Software-based HRMS can be implemented from a local/enterprise system, or even be cloud-based, and can work with desktop, tablet and mobile devices.
For example, a company could choose to implement a Learning Management System (LMS) to onboard its new employees about processes and systems within the business.
Recruitment departments may implement a recruiting package, for talent development – internal and external – but also to ‘data share’ with outside recruitment agencies.
Finance Departments will often employ speficic accountancy packages to handle payroll, receivables, payables, expenses etc. but these will often be closely synchronised with HRMS processes for employee timekeeping.
Project Management tools will also link with HRMS, for aspects like time tracking, risk management, billable hours, Works BreakDown Structures (WBS) as well as timelines for delivery, implementation and operation of services.

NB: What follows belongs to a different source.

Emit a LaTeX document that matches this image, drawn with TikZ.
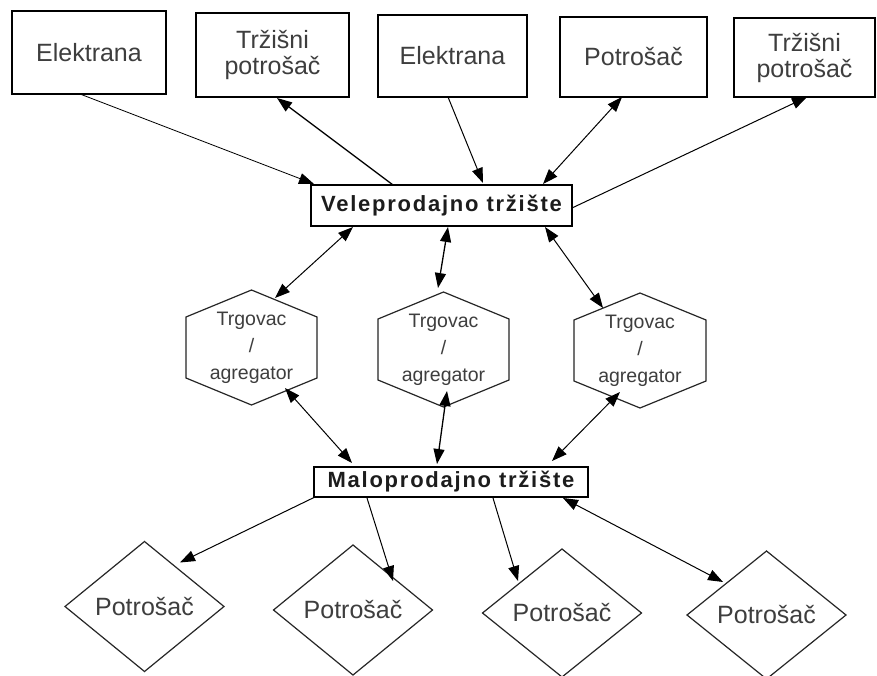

A popular HRMS application in business today is of employee self-service, where employees can integrate directly with the workings of the company – such as booking vacation time, learning processes, availing of benefits, and day-to-day administration such as tracking company car mileage.
Conclusion: HRMS can provide a boost to almost any business
If a business has specific routine functions, it’s highly likely any aspect of these can be made more efficient by application and integration of a HRMS.
No matter how big or small, companies can benefit on human – as well as financial capital – along with greater efficient and effectiveness.